De certa vez um rapazinho de nove ou dez anos foi dar um passeio com uma sua tia, em visita a uma amiga desta. À despedida, foram a um café, onde havia vários jornais e revistas para os clientes se distraírem.
As mulheres ficaram sempre a conversar, mas o rapaz pegou numa das revistas e pôs-se a ler. A certa altura a que não era tia, perguntou-lhe afavelmente:
- Então, Ruizinho, que é que se diz nessa revista?
- Diz que você é uma ignorante – respondeu o rapaz.
Na verdade, ele sabia que aquela mulher, amiga da tia, era analfabeta, tal como eu, mais tarde vim a saber, a sua tia o era. A mulher sorriu embaraçada, disse algumas palavras incomodadas a disfarçar. O rapaz continuou a ler, as mulheres continuaram a conversar, e o incidente ficou por ali.
Eu era quatro ou cinco anos mais velho que o rapaz, e, embora agora pense que, por timidez e princípios, não era capaz de dar uma resposta daquelas, quando ouvi aquela frase, de característica tão sentenciosa, até a achei brilhante e apropriada. Depois, falando nisso por acaso ao dono do café, meu vizinho, ele também achou que o rapaz tinha tido um protagonismo e sabedoria de adulto. Foram precisos muitos anos para eu concluir que eu e o meu amigo e vizinho, estávamos vergonhosamente em erro.

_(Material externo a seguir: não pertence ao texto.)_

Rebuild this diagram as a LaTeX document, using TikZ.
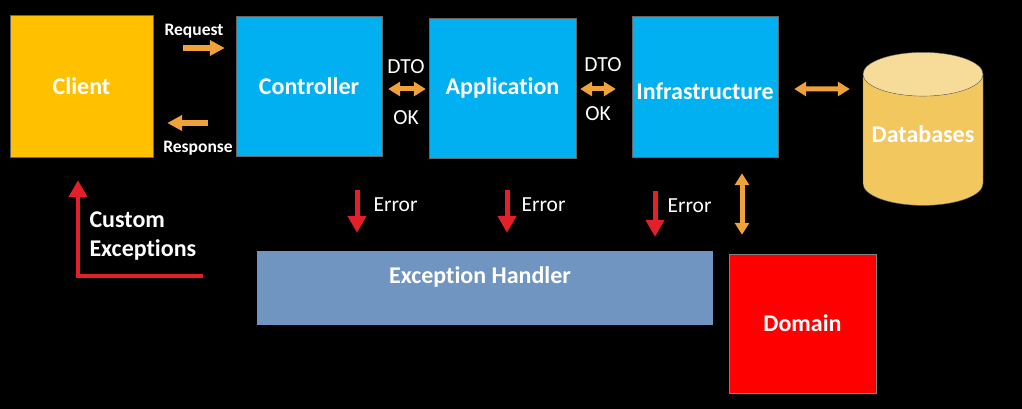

O rapaz já não se considerava ignorante, pelo simples facto de saber ler, mas ainda não sabia que para não se ser verdadeiramente ignorante, é preciso saber que não se deve chamar ignorante a quem o é, principalmente ele, um imberbe, a uma mulher que podia ser sua mãe, e no assunto de ignorância não era nada inferior à sua tia. Quanto a mim, essa sua tia foi a mais ignorante, pois não teve a sabedoria de, ali mesmo e na hora, lhe dar uma reprimenda pelo dito, a mostrar-lhe que, acima de tudo, foi uma falta de educação.
Paradoxalmente, a menos ignorante de todos foi a mulher a quem o Ruizinho chamou ignorante, pelo simples facto de não ter ripostado com azedume, limitando-se a disfarçar com umas palavras, em tom alegre e jocosamente. Eu e o meu vizinho, também fomos ignorantes, por não sabermos que não ser ignorante não é só saber ler e escrever bem, e ter outras sabedorias aprendidas na escola; é também ser educado e delicado, para não ofender ninguém, especialmente nas dificuldades e incapacidades que ele possa ter. Chamar “cegueta” a quem não usa óculos e parece ver bem, não é grande ofensa; chamar “cegueta” a quem a quem é fortemente míope, é ofensa que o magoa mais que a sua miopia e mais do que se lhe chamassem ignorante.
LAURENTINO SABROSA - Senhora da Hora, Portugal.